A national minimum wage is supposed to help the most exploited workers in our society. The typical low-paid worker is female, often part-time, and concentrated in services rather than manufacturing.

The Trades Union Congress makes much of the fact that two-thirds of those earning less than pounds 2.50 an hour are women, as are almost three-quarters of those earning under pounds 4.

It is is obvious that a higher minimum wage would help these women - if they kept their jobs. But this is a huge caveat in precisely the kinds of work that many low-paid women do.

A child-minder is a good example of the sort of worker that advocates say a minimum wage will benefit.

These women work from home, receive about pounds 2 an hour and have no legal protection. What could be clearer than the strength of their case for relief from poverty and exploitation? A minute's thought shows that legally enforcing a higher hourly rate would be disastrous for them.

Child care is the biggest expense a working parent faces. Paying a child- minder pounds 2 an hour for a full working week costs about pounds 4,000 a year out of the parents' after-tax income. Doubling the rate to pounds 4 an hour - just under the figure the TUC is pushing for - would take child care costs to pounds 8,000.

The second parent to go out to work would need to earn a gross salary of at least pounds 11,000 before she stopped paying for the privilege of entering the labour force. There can be no question that demand for child care would plummet - as would the number of women unable to work outside the home.

This is not a frivolous example. Thousands of women are employed in child care - Britain has more nursery workers than car workers.

The illustration highlights the most important question about a minimum wage, one its advocates rarely address: who will pay? Professor Richard Freeman, a labour market expert at the London School of Economics, raised this question at a seminar held by the Policy Studies Institute earlier this week.

He said: "The people who consume the products or services provided by the low-wage workers will pay. You have got to think about the effect on particular groups of workers."

A minimum wage does not raise pay by magic. It redistributes money. In many cases this will without doubt eliminate jobs if the minimum is set too high. The TUC's arbitrary level of up to pounds 4.15, presented as half the median male wage, would harm women.

It is possible to make some judgements about where an excessive minimum would be harmful. Economic theory suggests that in a fully competitive labour market, a wage set above the market level will cost jobs. But in industries or geographical areas where a firm is the dominant employer - or has what economists call "monopsony power" - introducing a minimum wage above the current level need not cut employment because the firm will be paying workers less than their value to start with.

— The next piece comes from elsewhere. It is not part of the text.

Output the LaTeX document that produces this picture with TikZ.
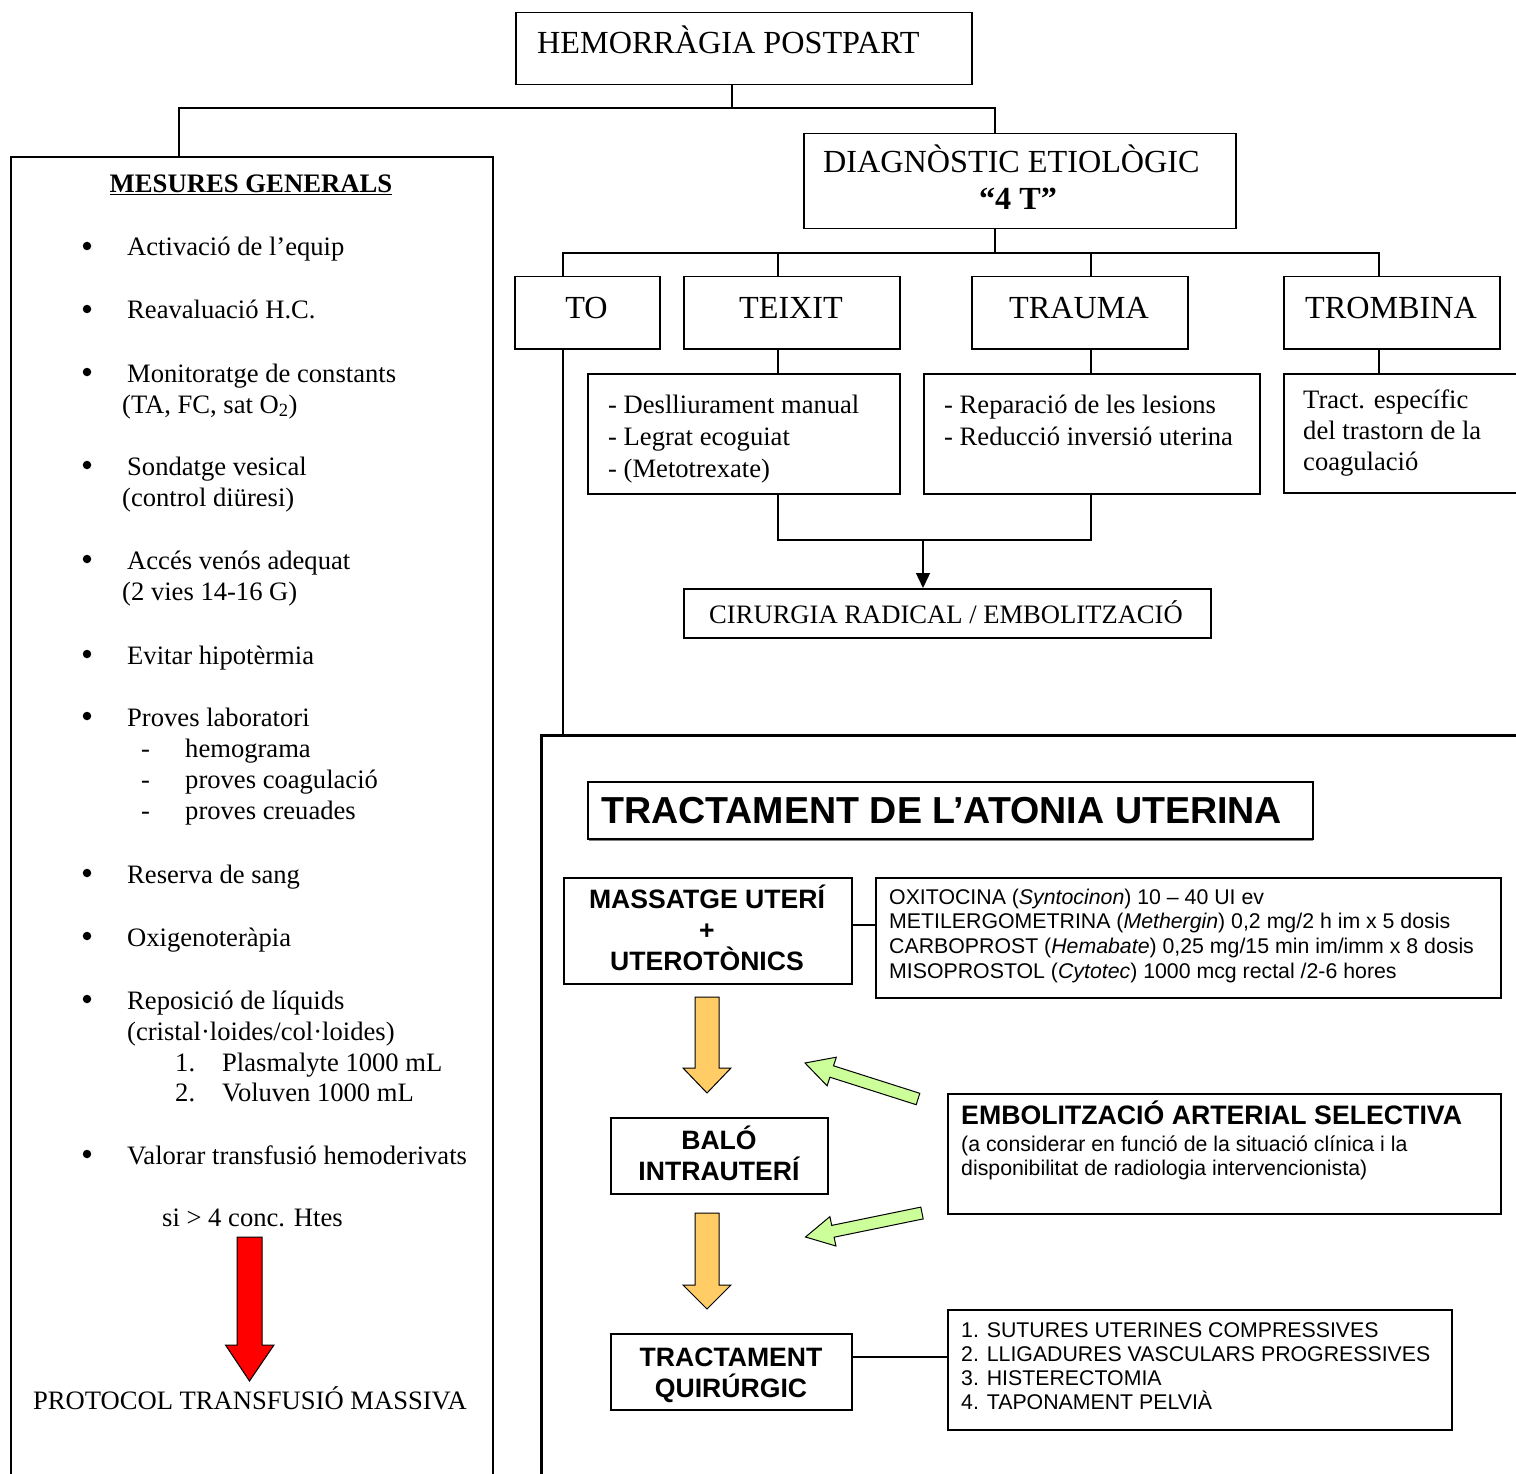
\documentclass[tikz,border=0pt]{standalone}
\usepackage{fontspec}
\setmainfont{Liberation Serif}
\setsansfont{Liberation Sans}
\usetikzlibrary{arrows.meta}
\definecolor{orangefill}{RGB}{255,204,102}
\definecolor{greenfill}{RGB}{204,255,153}
\begin{document}
\begin{tikzpicture}[x=1pt,y=-1pt,
  box/.style={draw, line width=1.5pt, inner sep=0pt, anchor=north west},
  link/.style={line width=1.4pt},
  txt/.style={anchor=base west, inner sep=0pt},
  ctxt/.style={anchor=base, inner sep=0pt},
  dot/.style={circle, fill, inner sep=0pt, minimum size=8.5pt},
  serifL/.style={font=\fontsize{32.2}{38}\selectfont},
  serifM/.style={font=\fontsize{26.6}{31}\selectfont},
  sansT/.style={font=\sffamily\bfseries\fontsize{37.6}{44}\selectfont},
  sansB/.style={font=\sffamily\bfseries\fontsize{26.6}{31}\selectfont},
  sansH/.style={font=\sffamily\bfseries\fontsize{26.7}{31}\selectfont},
  sansS/.style={font=\sffamily\fontsize{21.3}{25}\selectfont},
  blockarrow/.style={draw=black, line width=1pt, line join=miter},
]
\useasboundingbox (0,0) rectangle (1516,1474);
\clip (0,0) rectangle (1516,1474);

% ---------- boxes ----------
\node[box, minimum width=456pt, minimum height=72pt]  (hpp)      at (515,12) {};
\node[box, minimum width=482pt, minimum height=1340pt, line width=1.8pt] (mg) at (10,156) {};
\node[box, minimum width=432pt, minimum height=95pt]  (diag)     at (803,133) {};
\node[box, minimum width=145pt, minimum height=72pt]  (to)       at (514,276) {};
\node[box, minimum width=216pt, minimum height=72pt]  (teixit)   at (683,276) {};
\node[box, minimum width=216pt, minimum height=72pt]  (trauma)   at (971,276) {};
\node[box, minimum width=216pt, minimum height=72pt]  (trombina) at (1283,276) {};
\node[box, minimum width=312pt, minimum height=120pt] (teixitT)  at (587,373) {};
\node[box, minimum width=336pt, minimum height=120pt] (traumaT)  at (923,373) {};
\node[box, minimum width=260pt, minimum height=119pt] (trombT)   at (1283,373) {};
\node[box, minimum width=527pt, minimum height=49pt]  (cir)      at (683,588) {};
\node[box, minimum width=1000pt, minimum height=800pt, line width=3.4pt] (atonia) at (540,734) {};
\draw[line width=1.2pt, gray] (589,840) -- (1313,840);
\node[box, minimum width=725pt, minimum height=57pt]  (title)    at (587,781) {};
\node[box, minimum width=288pt, minimum height=106pt] (mass)     at (563,877) {};
\node[box, minimum width=625pt, minimum height=120pt] (drugs)    at (875,877) {};
\node[box, minimum width=217pt, minimum height=76pt]  (balo)     at (610,1117) {};
\node[box, minimum width=553pt, minimum height=120pt] (embol)    at (947,1093) {};
\node[box, minimum width=241pt, minimum height=76pt]  (quir)     at (610,1333) {};
\node[box, minimum width=504pt, minimum height=120pt] (surg)     at (947,1309) {};

% ---------- connector positions ----------
\coordinate (xA)  at (732,0);
\coordinate (xB)  at (179,0);
\coordinate (xC)  at (995,0);
\coordinate (xTo) at (563,0);
\coordinate (xTe) at (778,0);
\coordinate (xTa) at (1091,0);
\coordinate (xTr) at (1379,0);
\coordinate (xCi) at (923,0);
\coordinate (busA) at (0,108);
\coordinate (busB) at (0,253);
\coordinate (busC) at (0,540);
\coordinate (yM) at (0,925);
\coordinate (yQ) at (0,1357);

% ---------- connectors ----------
\draw[link] (hpp.south -| xA) -- (xA |- busA);
\draw[link] (mg.north -| xB) -- (xB |- busA) -- (xC |- busA) -- (diag.north -| xC);
\draw[link] (diag.south -| xC) -- (xC |- busB);
\draw[link] (to.north -| xTo) -- (xTo |- busB) -- (xTr |- busB) -- (trombina.north -| xTr);
\draw[link] (teixit.north -| xTe) -- (xTe |- busB);
\draw[link] (trauma.north -| xTa) -- (xTa |- busB);
\draw[link] (teixit.south -| xTe) -- (teixitT.north -| xTe);
\draw[link] (trauma.south -| xTa) -- (traumaT.north -| xTa);
\draw[link] (trombina.south -| xTr) -- (trombT.north -| xTr);
\draw[link] (teixitT.south -| xTe) -- (xTe |- busC) -- (xTa |- busC) -- (traumaT.south -| xTa);
\draw[link, -{Triangle[length=15pt, width=14pt]}] (xCi |- busC) -- (cir.north -| xCi);
\draw[link] (to.south -| xTo) -- (atonia.north -| xTo);
\draw[link] (mass.east |- yM) -- (drugs.west |- yM);
\draw[link] (quir.east |- yQ) -- (surg.west |- yQ);

% ---------- block arrows ----------
\filldraw[blockarrow, fill=orangefill] (695,997) -- (719,997) -- (719,1068) -- (731,1068)
  -- (707,1093) -- (683,1068) -- (695,1068) -- cycle;
\filldraw[blockarrow, fill=orangefill] (695,1213) -- (719,1213) -- (719,1285) -- (731,1285)
  -- (707,1309) -- (683,1285) -- (695,1285) -- cycle;
\filldraw[blockarrow, fill=greenfill] (919.8,1093.3) -- (833.5,1065.8) -- (836.3,1057.2)
  -- (805,1063) -- (827.1,1085.8) -- (829.9,1077.2) -- (916.2,1104.7) -- cycle;
\filldraw[blockarrow, fill=greenfill] (923.2,1218.9) -- (834.1,1237.2) -- (835.9,1246)
  -- (805.5,1237) -- (829.9,1216.6) -- (831.7,1225.4) -- (920.8,1207.1) -- cycle;
\filldraw[blockarrow, fill=red] (237,1237) -- (262,1237) -- (262,1345) -- (274,1345)
  -- (249.5,1381) -- (225.5,1345) -- (237,1345) -- cycle;

% ---------- upper tree texts ----------
\node[txt, serifL] (tHpp) at (537,54) {HEMORRÀGIA POSTPART};
\node[txt, serifL] (tDiag) at (823,173) {DIAGNÒSTIC ETIOLÒGIC};
\node[ctxt, font=\bfseries\fontsize{32.2}{38}\selectfont] (tDiag2) at (1018,210) {“4 T”};
\node[ctxt, serifL] (tTo) at (586.5,318) {TO};
\node[ctxt, serifL] (tTe) at (791,318) {TEIXIT};
\node[ctxt, serifL] (tTa) at (1079,318) {TRAUMA};
\node[ctxt, serifL] (tTr) at (1391,318) {TROMBINA};
\node[txt, serifM] (tTe1) at (608,413) {- Deslliurament manual};
\node[txt, serifM] (tTe2) at (608,445) {- Legrat ecoguiat};
\node[txt, serifM] (tTe3) at (608,477) {- (Metotrexate)};
\node[txt, serifM] (tTa1) at (944,413) {- Reparació de les lesions};
\node[txt, serifM] (tTa2) at (944,445) {- Reducció inversió uterina};
\node[txt, serifM] (tTr1) at (1303,408) {Tract. específic};
\node[txt, serifM] (tTr2) at (1303,439) {del trastorn de la};
\node[txt, serifM] (tTr3) at (1303,470) {coagulació};
\node[ctxt, serifM] (tCir) at (946,623) {CIRURGIA RADICAL / EMBOLITZACIÓ};

% ---------- general measures ----------
\node[ctxt, font=\bfseries\fontsize{26.7}{31}\selectfont] (tMg) at (251,193) {\underline{MESURES GENERALS}};
\foreach \yy/\nm in {256/d1,319/d2,382/d3,475/d4,569/d5,664/d6,726/d7,883/d8,946/d9,1009/d10,1164/d11}
  \node[dot] (\nm) at (87,\yy-10) {};
\node[txt, serifM] (m1)  at (127,256) {Activació de l’equip};
\node[txt, serifM] (m2)  at (127,319) {Reavaluació H.C.};
\node[txt, serifM] (m3)  at (127,382) {Monitoratge de constants};
\node[txt, serifM] (m3a) at (122,413) {(TA, FC, sat O\textsubscript{2})};
\node[txt, serifM] (m4)  at (127,475) {Sondatge vesical};
\node[txt, serifM] (m4a) at (122,506) {(control diüresi)};
\node[txt, serifM] (m5)  at (127,569) {Accés venós adequat};
\node[txt, serifM] (m5a) at (122,600) {(2 vies 14-16 G)};
\node[txt, serifM] (m6)  at (127,664) {Evitar hipotèrmia};
\node[txt, serifM] (m7)  at (127,726) {Proves laboratori};
\foreach \yy/\nm in {757/e1,788/e2,819/e3}
  \node[txt, serifM] (\nm) at (141,\yy) {-};
\node[txt, serifM] (m7a) at (185,757) {hemograma};
\node[txt, serifM] (m7b) at (185,788) {proves coagulació};
\node[txt, serifM] (m7c) at (185,819) {proves creuades};
\node[txt, serifM] (m8)  at (127,883) {Reserva de sang};
\node[txt, serifM] (m9)  at (127,946) {Oxigenoteràpia};
\node[txt, serifM] (m10) at (127,1009) {Reposició de líquids};
\node[txt, serifM] (m10a) at (127,1040) {(cristal·loides/col·loides)};
\node[txt, serifM] (n1)  at (175,1071) {1.};
\node[txt, serifM] (m10b) at (222,1071) {Plasmalyte 1000 mL};
\node[txt, serifM] (n2)  at (175,1101) {2.};
\node[txt, serifM] (m10c) at (222,1101) {Voluven 1000 mL};
\node[txt, serifM] (m11) at (127,1164) {Valorar transfusió hemoderivats};
\node[txt, serifM] (mSi) at (162,1226) {si > 4 conc. Htes};
\node[txt, serifM] (mProt) at (33,1409) {PROTOCOL TRANSFUSIÓ MASSIVA};

% ---------- uterine atony ----------
\node[txt, sansT] (tTitle) at (601,823) {TRACTAMENT DE L’ATONIA UTERINA};
\node[ctxt, sansB] (tMa1) at (707,908) {MASSATGE UTERÍ};
\node[ctxt, sansB] (tMa2) at (707,939) {+};
\node[ctxt, sansB] (tMa3) at (707,970) {UTEROTÒNICS};
\node[txt, sansS] (tD1) at (889,904) {OXITOCINA (\textit{Syntocinon}) 10 – 40 UI ev};
\node[txt, sansS] (tD2) at (889,928) {METILERGOMETRINA (\textit{Methergin}) 0,2 mg/2 h im x 5 dosis};
\node[txt, sansS] (tD3) at (889,953) {CARBOPROST (\textit{Hemabate}) 0,25 mg/15 min im/imm x 8 dosis};
\node[txt, sansS] (tD4) at (889,978) {MISOPROSTOL (\textit{Cytotec}) 1000 mcg rectal /2-6 hores};
\node[ctxt, sansB] (tBa1) at (719,1149) {BALÓ};
\node[ctxt, sansB] (tBa2) at (719,1180) {INTRAUTERÍ};
\node[txt, sansH] (tEm) at (961,1124) {EMBOLITZACIÓ ARTERIAL SELECTIVA};
\node[txt, sansS] (tEm1) at (961,1151) {(a considerar en funció de la situació clínica i la};
\node[txt, sansS] (tEm2) at (961,1175) {disponibilitat de radiologia intervencionista)};
\node[ctxt, sansB] (tQu1) at (731,1366) {TRACTAMENT};
\node[ctxt, sansB] (tQu2) at (731,1397) {QUIRÚRGIC};
\node[txt, sansS] (tS1) at (961,1337) {1. SUTURES UTERINES COMPRESSIVES};
\node[txt, sansS] (tS2) at (961,1361) {2. LLIGADURES VASCULARS PROGRESSIVES};
\node[txt, sansS] (tS3) at (961,1385) {3. HISTERECTOMIA};
\node[txt, sansS] (tS4) at (961,1409) {4. TAPONAMENT PELVIÀ};
\end{tikzpicture}
\end{document}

Estimating where this will apply in real life is a difficult matter, and the empirical evidence on the effect of a minimum wage on jobs is disputed. But there are many cases where employers clearly do not exploit such powers. Services such as child care are one example.

Another is the textiles industry, where many small firms are wide open to overseas competition. The textiles and clothing unions have strong reservations about the effect the TUC's pounds 4.15 would have on women's jobs. Textiles employers would not be able to make customers pay for a higher minimum wage. Their industry is too cut-throat.

These hesitations are supported by an essay in a new volume on the economics of sex discrimination, sponsored by the Equal Opportunities Commission*.

Eithne McLaughlin, a sociologist at Queens' University, Belfast, says a minimum wage should not be set by reference to the historical legacy of male wage rates. Most of the low-paid are not male, and a figure set this way would not take account of their circumstances.

This is not a question of morality. There is nothing fair about the fact that women's pay averages only 70 per cent of men's, or that women are herded into exploitative jobs.

But it is hard to believe that the TUC really wants to further the extreme right-wing agenda of forcing women out of the workforce into the home - which would be the effect of a national minimum wage set arbitrarily at half the typical man's earnings.

* The Economics of Equal Opportunities, ed. Jane Humphries and Jill Rubery, EOC pounds 25.